• GIVEN TASK: Up to and including the line that contains "import plotly.graph_objects as go", repeat each line of the data exactly, starting from the first.

• RECORDED INFORMATION:
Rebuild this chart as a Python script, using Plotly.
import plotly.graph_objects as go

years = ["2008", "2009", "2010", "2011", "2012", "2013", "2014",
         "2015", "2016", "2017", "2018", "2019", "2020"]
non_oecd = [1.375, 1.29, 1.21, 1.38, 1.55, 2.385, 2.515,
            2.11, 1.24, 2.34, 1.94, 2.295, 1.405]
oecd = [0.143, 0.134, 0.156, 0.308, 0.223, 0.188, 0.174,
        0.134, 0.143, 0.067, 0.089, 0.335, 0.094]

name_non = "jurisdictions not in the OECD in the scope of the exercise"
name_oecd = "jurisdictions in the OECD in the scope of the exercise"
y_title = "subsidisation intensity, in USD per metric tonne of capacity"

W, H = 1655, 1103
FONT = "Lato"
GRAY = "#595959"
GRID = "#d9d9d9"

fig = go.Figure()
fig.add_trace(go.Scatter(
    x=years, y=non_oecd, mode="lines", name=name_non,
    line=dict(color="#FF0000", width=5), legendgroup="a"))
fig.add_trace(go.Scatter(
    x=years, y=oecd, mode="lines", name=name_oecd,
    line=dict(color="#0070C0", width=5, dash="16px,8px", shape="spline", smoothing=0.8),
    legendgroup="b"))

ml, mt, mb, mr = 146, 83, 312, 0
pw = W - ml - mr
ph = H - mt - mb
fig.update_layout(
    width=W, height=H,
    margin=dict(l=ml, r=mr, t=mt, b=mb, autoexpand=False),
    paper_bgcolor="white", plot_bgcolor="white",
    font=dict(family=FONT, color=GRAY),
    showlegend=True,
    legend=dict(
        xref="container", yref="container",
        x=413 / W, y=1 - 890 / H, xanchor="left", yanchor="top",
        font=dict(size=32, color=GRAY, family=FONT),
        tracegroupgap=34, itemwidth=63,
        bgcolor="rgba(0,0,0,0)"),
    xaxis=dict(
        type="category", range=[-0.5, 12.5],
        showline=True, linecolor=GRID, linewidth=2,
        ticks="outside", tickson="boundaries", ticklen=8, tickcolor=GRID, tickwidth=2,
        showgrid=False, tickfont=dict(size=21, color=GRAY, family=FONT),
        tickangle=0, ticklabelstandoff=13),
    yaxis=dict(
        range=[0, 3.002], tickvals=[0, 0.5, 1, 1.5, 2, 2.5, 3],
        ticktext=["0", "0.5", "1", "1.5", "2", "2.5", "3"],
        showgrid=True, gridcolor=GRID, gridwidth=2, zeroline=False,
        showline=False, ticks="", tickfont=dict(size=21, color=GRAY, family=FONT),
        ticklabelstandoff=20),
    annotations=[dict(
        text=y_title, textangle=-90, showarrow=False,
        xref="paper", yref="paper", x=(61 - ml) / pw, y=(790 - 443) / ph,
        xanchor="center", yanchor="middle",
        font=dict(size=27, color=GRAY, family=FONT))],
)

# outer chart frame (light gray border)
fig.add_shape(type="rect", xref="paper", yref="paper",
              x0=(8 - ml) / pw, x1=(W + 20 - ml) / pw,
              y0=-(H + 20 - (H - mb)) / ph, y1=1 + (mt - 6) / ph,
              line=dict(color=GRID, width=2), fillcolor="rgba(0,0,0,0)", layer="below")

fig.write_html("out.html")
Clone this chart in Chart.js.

• PROBLEM SOLUTION:
Rebuild this chart as a Python script, using Plotly.
import plotly.graph_objects as go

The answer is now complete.